Utah County and Geneva Steel officials say they can live with a State Tax Commission ruling setting Geneva's taxable value at $48.4 million for 1987, but they likely will be butting heads soon over the plant's 1988 value.

Former plant owner USX Corp. and Geneva Steel, which purchased the plant in 1987, appealed to the tax commission last spring for an adjustment of the plant's value on which property tax is based.County commissioners, sitting as the Board of Equalization, refused in December 1987 to lower the plant's assessed valuation from $86.9 million to its selling price of $40 million.

"I can live with the $48.4 million (the State Tax Commission decided on) for 1987, but I have questions over whether I can live with it for 1988, 1989 and 1990," Commissioner Malcolm Beck said.

In light of the plant's profits since reopening, the assessed valuation should be increased for 1988, Commissioner Brent Morris said.

The county, USX and Geneva Steel have 30 days to appeal the tax commission's decision. If no appeal is filed, the parties will begin discussing taxable value for 1988.

Robert Grow, Geneva Steel legal counsel, said plant officials are happy with the adjustment.

"All the questions aren't yet answered, but our feeling is not to appeal it," he said. "Whether or not they'll (USX) appeal it, I don't know."

Grow said Geneva officials feel somewhat vindicated because the $48.4 million figure approximates the $40 million paid for the plant if several million dollars in spare parts is subtracted. "They decided it's worth about what we paid for it."

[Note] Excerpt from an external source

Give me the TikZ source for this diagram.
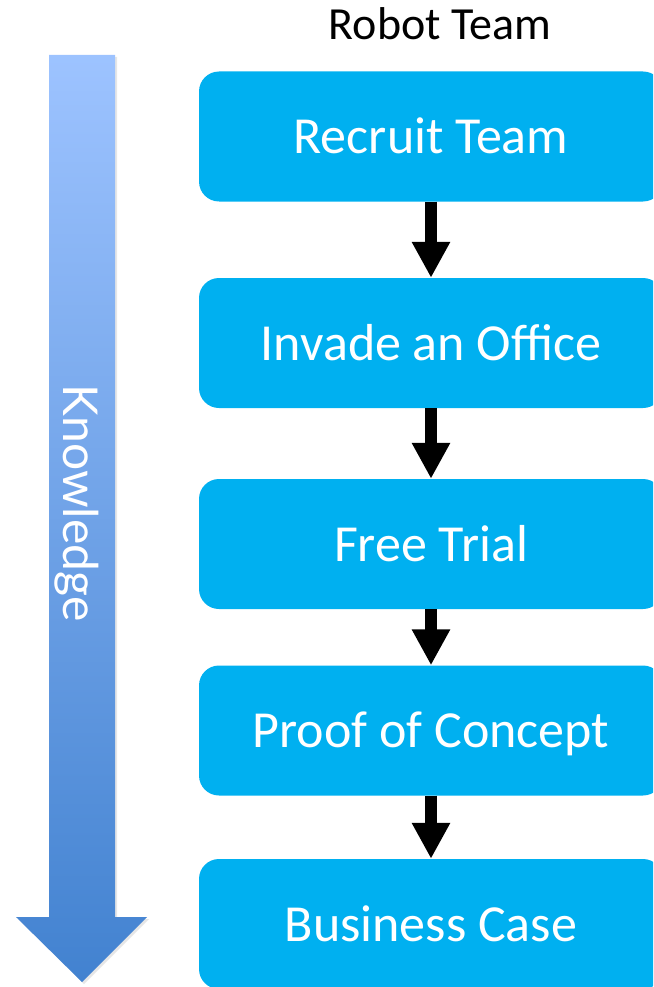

Plant officials, however, originally hoped to see the plant's value set at about $24 million as recommended in a steel industry study.

During equalization hearings in 1987, County Assessor Ron Smith said the best estimate of the plant's value was based on appraisals setting its price at between $86 million and $105 million. Geneva's 1986 assessed value was $94.6 million.

Geneva and USX officials, however, argued that the plant's selling price or liquidation value of $40.35 million was the best indicator of its fair market value. The tax commission agreed, stating in its decision that "the best evidence as to value . . . is the liquidation value as determined by the appraiser of" Geneva Steel and USX.

Smith said the $48.4 million value means Geneva's 1987 property taxes will total approximately $564,000. Had the $86.9 million figure been upheld, taxes would have been slightly more than $1 million.

"I think it's a reasonable approach by the State Tax Commission," Smith said, considering the plant was idle for most of 1987. But the plant's value for 1988, he said, should be much higher because of profits made from steel sales.

Grow disagrees. He said the plant's purchase price is still the best indicator of its value.

"I don't think it turned a handsome profit" last year, Grow said. But he admitted enough profit was made to allow for some modernization.

"We want to pay our fair share of taxes, but it's worth what we paid for it."